Context
ShopNow, a mid-sized e-commerce app, wants to test a redesigned mobile checkout that removes one review step and highlights express payment methods. Leadership cares about conversion, but they are explicitly worried that optimizing only for the primary metric could hide harm elsewhere.
Hypothesis Seed
The team believes the simplified checkout will increase completed purchase rate by reducing friction. However, it could also increase accidental purchases, payment failures, refund requests, or customer-support contacts. You are asked to design the experiment with guardrails that would prevent shipping a misleading “win.”
Constraints
- Eligible traffic: 240,000 mobile checkout sessions per day
- 85% of traffic is on iOS/Android app, 15% on mobile web
- Baseline checkout completion rate: 38%
- Maximum experiment duration: 14 days
- The business wants 80% power at a 5% two-sided significance level
- Small false positives are costly because checkout bugs directly affect revenue and trust
- False negatives are also costly because the redesign is expected to reduce abandonment before peak holiday traffic
Tasks
- Define the experiment hypothesis, primary metric, and 2-4 guardrail metrics. Be explicit about why each guardrail matters and what threshold would block a launch.

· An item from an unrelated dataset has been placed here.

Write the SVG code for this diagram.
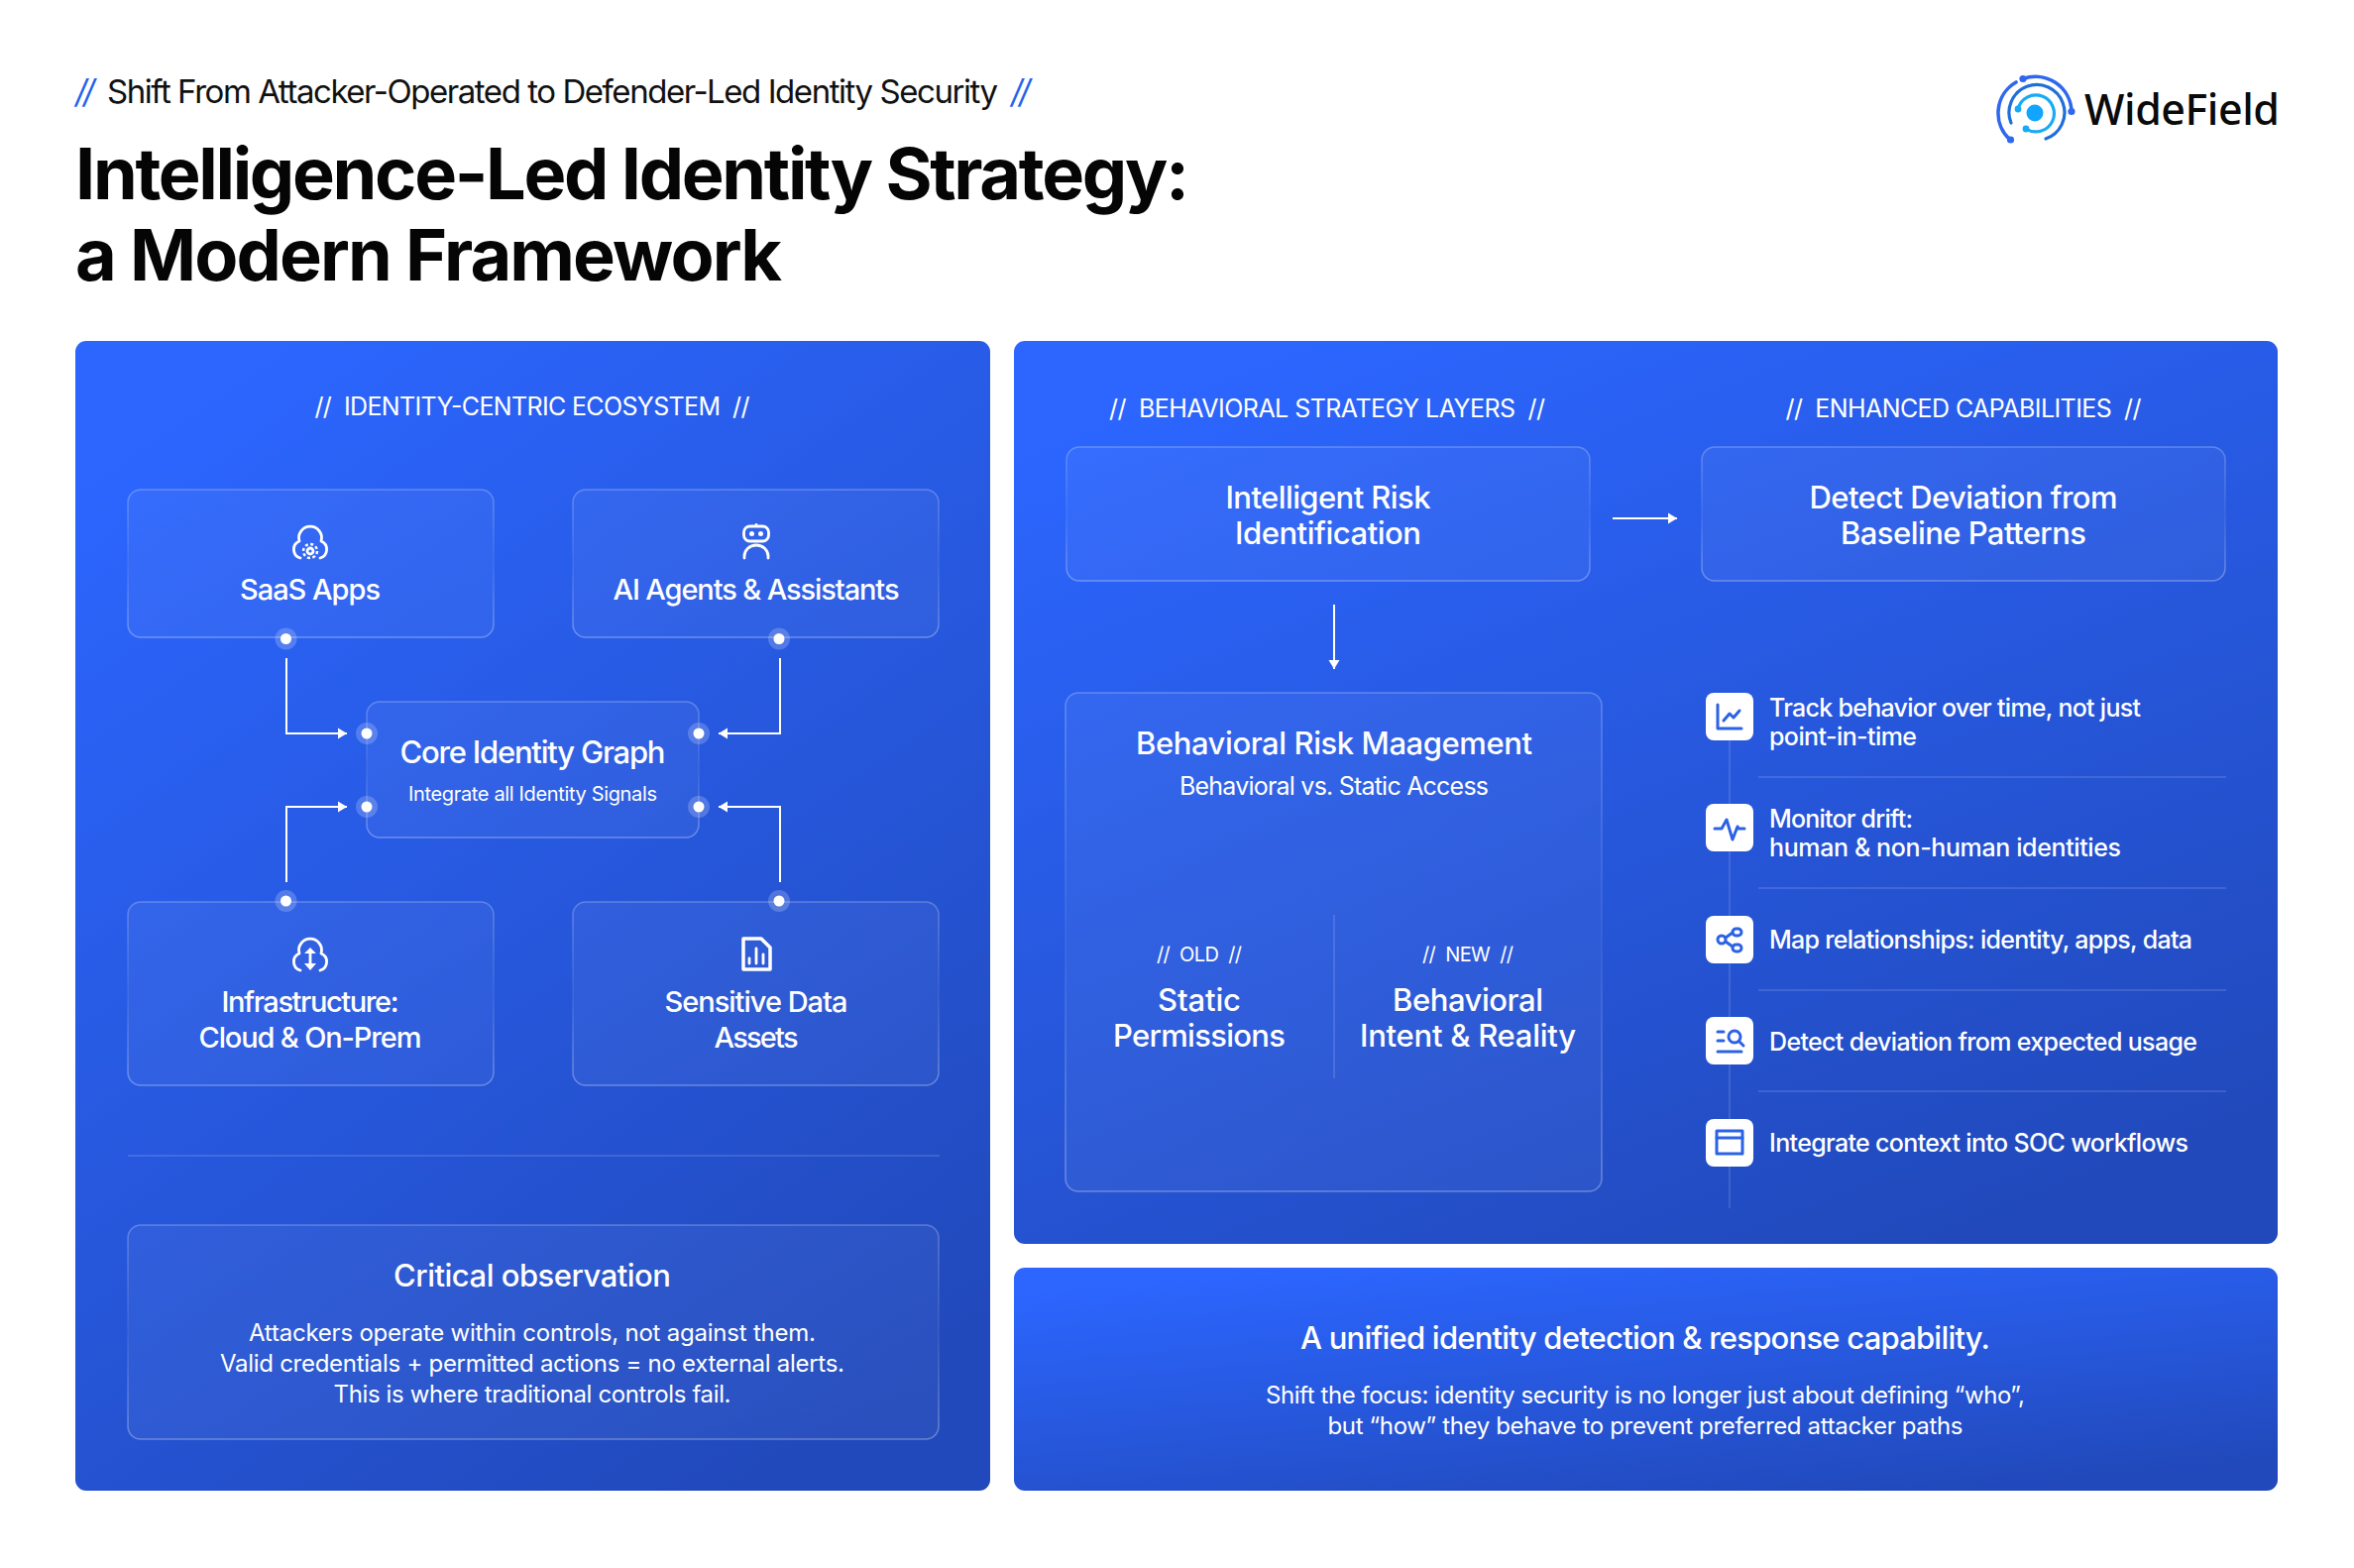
<svg xmlns="http://www.w3.org/2000/svg" width="2375" height="1582" viewBox="0 0 2375 1582">
<style>
text{font-family:"Inter","Liberation Sans",sans-serif;fill:#fff;text-anchor:middle;font-weight:500;white-space:pre}
.title{fill:#050505;font-size:72px;font-weight:700;text-anchor:start}
.sub{fill:#111;font-size:33px;text-anchor:start;font-weight:400}
.sl{fill:#2563eb;font-size:33px;text-anchor:start;font-style:italic;font-weight:400}
.hd{font-size:25px;font-weight:400}
.c28{font-size:29px}
.c32{font-size:31px}
.b24{font-size:24px;font-weight:400}
.li{font-size:25px;text-anchor:start}
.tag{font-size:20px;font-weight:400}
.card{fill:url(#cardFill);stroke:url(#cardStroke);stroke-width:1.6}
.ico{fill:none;stroke:#fff;stroke-width:2.8;stroke-linecap:round;stroke-linejoin:round}
.lico{fill:none;stroke:#2c62e6;stroke-width:3;stroke-linecap:round;stroke-linejoin:round}
.conn{fill:none;stroke:#fff;stroke-width:2}
.sep{stroke:#fff;stroke-opacity:.17;stroke-width:1.5}
.halo{fill:#fff;fill-opacity:.2}
.dot{fill:#fff}
.chip{fill:#fff}
</style>
<defs>
<linearGradient id="panel" x1="0.2" y1="0" x2="0.75" y2="1"><stop offset="0" stop-color="#2c66ff"/><stop offset="1" stop-color="#2149bb"/></linearGradient>
<linearGradient id="cardFill" x1="0" y1="0" x2="1" y2="1"><stop offset="0" stop-color="#fff" stop-opacity=".05"/><stop offset=".5" stop-color="#fff" stop-opacity=".045"/><stop offset="1" stop-color="#fff" stop-opacity=".04"/></linearGradient>
<linearGradient id="cardStroke" x1="0" y1="0" x2="0" y2="1"><stop offset="0" stop-color="#fff" stop-opacity=".24"/><stop offset=".5" stop-color="#fff" stop-opacity=".07"/><stop offset="1" stop-color="#fff" stop-opacity=".3"/></linearGradient>
<marker id="ah" markerUnits="userSpaceOnUse" markerWidth="11" markerHeight="12" refX="9" refY="6" orient="auto"><path d="M0 0.5L9 6L0 11.5z" fill="#fff"/></marker>
</defs>
<rect width="2375" height="1582" fill="#fff"/>
<g id="header">
<text class="sl" x="76" y="104" textLength="20">//</text>
<text class="sub" x="108" y="104" textLength="899">Shift From Attacker-Operated to Defender-Led Identity Security</text>
<text class="sl" x="1020" y="104" textLength="20">//</text>
<text class="title" x="76" y="201" textLength="1124">Intelligence-Led Identity Strategy:</text>
<text class="title" x="76" y="283" textLength="713">a Modern Framework</text>
</g>
<g id="logo">
<path d="M2034 83A36 36 0 0 0 2028 141" fill="none" stroke="#2f68ee" stroke-width="3.6" stroke-linecap="round"/>
<circle cx="2028.500" cy="141" r="3.600" fill="#2f68ee"/>
<path d="M2041 79.500A36.500 36.500 0 0 1 2090 112" fill="none" stroke="#2f68ee" stroke-width="3.600" stroke-linecap="round"/>
<circle cx="2041" cy="79.500" r="3.600" fill="#2f68ee"/><circle cx="2090" cy="112.500" r="3.600" fill="#2f68ee"/>
<path d="M2029 124A28 28 0 1 1 2064 140" fill="none" stroke="#1f6fd8" stroke-width="3.200" stroke-linecap="round"/>
<path d="M2036 110A18.500 18.500 0 1 1 2044 130" fill="none" stroke="#17aaf5" stroke-width="3.200" stroke-linecap="round"/>
<circle cx="2036" cy="110" r="3.400" fill="#17aaf5"/><circle cx="2044" cy="130" r="3.400" fill="#17aaf5"/>
<circle cx="2053" cy="114" r="8.500" fill="#12a5ff"/>
<text x="2103" y="126" textLength="197" style="font-family:'Noto Sans','Inter',sans-serif;font-size:43px;text-anchor:start;fill:#0a0a0a;font-weight:500">WideField</text>
</g>
<g id="panels">
<rect id="panel-left" x="76" y="344" width="923" height="1160" rx="11" fill="url(#panel)"/>
<rect id="panel-right" x="1023" y="344" width="1275" height="911" rx="11" fill="url(#panel)"/>
<rect id="panel-bottom" x="1023" y="1279" width="1275" height="225" rx="11" fill="url(#panel)"/>
</g>
<line class="sep" x1="129" y1="1166" x2="948" y2="1166"/>
<text class="hd" x="537" y="419" textLength="439">//  IDENTITY-CENTRIC ECOSYSTEM  //</text>
<text class="hd" x="1339" y="421" textLength="440">//  BEHAVIORAL STRATEGY LAYERS  //</text>
<text class="hd" x="1981" y="421" textLength="359">//  ENHANCED CAPABILITIES  //</text>
<g id="connectors">
<path class="conn" d="M289 664V740H350" marker-end="url(#ah)"/>
<path class="conn" d="M787 664V740H725" marker-end="url(#ah)"/>
<path class="conn" d="M289 890V814H350" marker-end="url(#ah)"/>
<path class="conn" d="M787 890V814H725" marker-end="url(#ah)"/>
<path class="conn" d="M1627 523H1692" marker-end="url(#ah)"/>
<path class="conn" d="M1346 610V675" marker-end="url(#ah)" stroke-width="1.600"/>
</g>
<g id="node-saas">
<rect class="card" x="129" y="494" width="369" height="149" rx="13"/>
<path class="ico" d="M303 563a9 9 0 0 1-1-17a11.500 11.500 0 1 1 22 0a9 9 0 0 1-1 17"/>
<circle class="ico" cx="313" cy="556" r="3"/><circle cx="313" cy="556" r="7" fill="none" stroke="#fff" stroke-width="2.500" stroke-dasharray="3 2.500"/>
<text class="c28" x="313" y="605" textLength="142">SaaS Apps</text>
</g>
<g id="node-ai">
<rect class="card" x="578" y="494" width="369" height="149" rx="13"/>
<rect class="ico" x="750.500" y="531" width="25" height="15" rx="6"/><path class="ico" d="M763 530v-0.500"/>
<circle cx="758.500" cy="538.500" r="2.500" fill="#fff"/><circle cx="767.500" cy="538.500" r="2.500" fill="#fff"/>
<path class="ico" d="M751 563v-2a12 11 0 0 1 24 0v2"/>
<text class="c28" x="763" y="605" textLength="289">AI Agents &amp; Assistants</text>
</g>
<g id="node-core">
<rect class="card" x="370" y="708" width="335" height="137" rx="13"/>
<text class="c32" x="537.500" y="770" textLength="268">Core Identity Graph</text>
<text x="537.500" y="808" textLength="251" style="font-size:20px;font-weight:400">Integrate all Identity Signals</text>
</g>
<g id="node-infra">
<rect class="card" x="129" y="910" width="369" height="185" rx="13"/>
<path class="ico" d="M303 979a9 9 0 0 1-1-17a11.500 11.500 0 1 1 22 0a9 9 0 0 1-1 17"/>
<path class="ico" d="M313 960v15"/><path d="M307 962l6-6l6 6zM307 972h12l-6 7z" fill="#fff"/>
<text class="c28" x="313" y="1021" textLength="179">Infrastructure:</text>
<text class="c28" x="313" y="1057" textLength="225">Cloud &amp; On-Prem</text>
</g>
<g id="node-data">
<rect class="card" x="578" y="910" width="369" height="185" rx="13"/>
<path class="ico" style="stroke-width:3.500" d="M750 947h18l9 9v22h-27z"/>
<path class="ico" d="M756 972v-5M763 972v-15M770 972v-9"/>
<text class="c28" x="763" y="1021" textLength="185">Sensitive Data</text>
<text class="c28" x="763" y="1057" textLength="85">Assets</text>
</g>
<g id="ports">
<circle class="halo" cx="288.500" cy="644.500" r="11"/><circle class="dot" cx="288.500" cy="644.500" r="5.500"/>
<circle class="halo" cx="786" cy="644.500" r="11"/><circle class="dot" cx="786" cy="644.500" r="5.500"/>
<circle class="halo" cx="370" cy="740" r="11"/><circle class="dot" cx="370" cy="740" r="5.500"/>
<circle class="halo" cx="705" cy="740" r="11"/><circle class="dot" cx="705" cy="740" r="5.500"/>
<circle class="halo" cx="370" cy="814" r="11"/><circle class="dot" cx="370" cy="814" r="5.500"/>
<circle class="halo" cx="705" cy="814" r="11"/><circle class="dot" cx="705" cy="814" r="5.500"/>
<circle class="halo" cx="288.500" cy="909" r="11"/><circle class="dot" cx="288.500" cy="909" r="5.500"/>
<circle class="halo" cx="786" cy="909" r="11"/><circle class="dot" cx="786" cy="909" r="5.500"/>
</g>
<g id="node-critical">
<rect class="card" x="129" y="1236" width="818" height="216" rx="13"/>
<text class="c32" x="537" y="1298" textLength="280">Critical observation</text>
<text class="b24" x="537" y="1353" textLength="572">Attackers operate within controls, not against them.</text>
<text class="b24" x="537" y="1384" textLength="630">Valid credentials + permitted actions = no external alerts.</text>
<text class="b24" x="537" y="1415" textLength="401">This is where traditional controls fail.</text>
</g>
<g id="node-risk">
<rect class="card" x="1076" y="451" width="528" height="135" rx="13"/>
<text class="c32" x="1340" y="513" textLength="207">Intelligent Risk</text>
<text class="c32" x="1340" y="549" textLength="188">Identification</text>
</g>
<g id="node-deviation">
<rect class="card" x="1717" y="451" width="528" height="135" rx="13"/>
<text class="c32" x="1981" y="513" textLength="311">Detect Deviation from</text>
<text class="c32" x="1981" y="549" textLength="248">Baseline Patterns</text>
</g>
<g id="node-behavioral">
<rect class="card" x="1075" y="699" width="541" height="503" rx="13"/>
<text class="c32" x="1346" y="761" textLength="400">Behavioral Risk Maagement</text>
<text x="1346" y="802" textLength="312" style="font-size:25px;font-weight:400">Behavioral vs. Static Access</text>
<line class="sep" x1="1346" y1="923" x2="1346" y2="1088"/>
<text class="tag" x="1210" y="970" textLength="86">//  OLD  //</text>
<text class="c32" x="1210" y="1020" textLength="84">Static</text>
<text class="c32" x="1210" y="1056" textLength="174">Permissions</text>
<text class="tag" x="1481" y="970" textLength="92">//  NEW  //</text>
<text class="c32" x="1481" y="1020" textLength="152">Behavioral</text>
<text class="c32" x="1481" y="1056" textLength="218">Intent &amp; Reality</text>
</g>
<g id="capabilities">
<line class="sep" x1="1745" y1="747" x2="1745" y2="1219"/>
<line class="sep" x1="1774" y1="784" x2="2246" y2="784"/>
<line class="sep" x1="1774" y1="896" x2="2246" y2="896"/>
<line class="sep" x1="1774" y1="999" x2="2246" y2="999"/>
<line class="sep" x1="1774" y1="1101" x2="2246" y2="1101"/>
</g>
<g id="cap-track">
<rect class="chip" x="1721" y="699" width="48" height="48" rx="8"/>
<path class="lico" d="M1733 711v24h24M1739 727l6-7l4 4l6-7"/>
<text class="li" x="1785" y="723" textLength="375">Track behavior over time, not just</text>
<text class="li" x="1785" y="752" textLength="149">point-in-time</text>
</g>
<g id="cap-monitor">
<rect class="chip" x="1721" y="811" width="48" height="48" rx="8"/>
<path class="lico" d="M1730 836h7l5-9l6 20l5-13l1 2h6"/>
<text class="li" x="1785" y="835" textLength="145">Monitor drift:</text>
<text class="li" x="1785" y="864" textLength="355">human &amp; non-human identities</text>
</g>
<g id="cap-map">
<rect class="chip" x="1721" y="924" width="48" height="48" rx="8"/>
<rect class="lico" x="1748" y="937" width="9" height="7" rx="3.500"/><rect class="lico" x="1748" y="953" width="9" height="7" rx="3.500"/><circle class="lico" cx="1737" cy="948" r="4"/>
<path class="lico" d="M1741 946l7-5M1741 950l7 5"/>
<text class="li" x="1785" y="957" textLength="427">Map relationships: identity, apps, data</text>
</g>
<g id="cap-detect">
<rect class="chip" x="1721" y="1026" width="48" height="48" rx="8"/>
<path class="lico" d="M1733 1041h6M1733 1050h6M1733 1061h24"/><circle class="lico" cx="1750" cy="1046" r="6"/><path class="lico" d="M1755 1051l4 4"/>
<text class="li" x="1785" y="1060" textLength="432">Detect deviation from expected usage</text>
</g>
<g id="cap-integrate">
<rect class="chip" x="1721" y="1129" width="48" height="48" rx="8"/>
<rect class="lico" x="1732" y="1141" width="26" height="23"/><path class="lico" d="M1732 1148h26"/>
<text class="li" x="1785" y="1162" textLength="423">Integrate context into SOC workflows</text>
</g>
<g id="node-unified">
<text class="c32" x="1660" y="1361" textLength="696">A unified identity detection &amp; response capability.</text>
<text class="b24" x="1660" y="1416" textLength="766">Shift the focus: identity security is no longer just about defining “who”,</text>
<text class="b24" x="1660" y="1447" textLength="641">but “how” they behave to prevent preferred attacker paths</text>
</g>
</svg>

- Calculate the required sample size for the primary metric using a clearly stated MDE, and translate that into expected runtime given available traffic.
- Choose the unit of randomization, allocation, duration, and any stratification or ramp plan. Explain why your design avoids contamination.
- Pre-register an analysis plan: statistical test, peeking policy, multiple-comparison treatment, and how you will handle any mismatch between unit of randomization and unit of analysis.
- State a clear ship / don’t-ship / iterate rule that respects guardrails, and identify key pitfalls such as novelty effects, sample ratio mismatch, and interference across devices or users.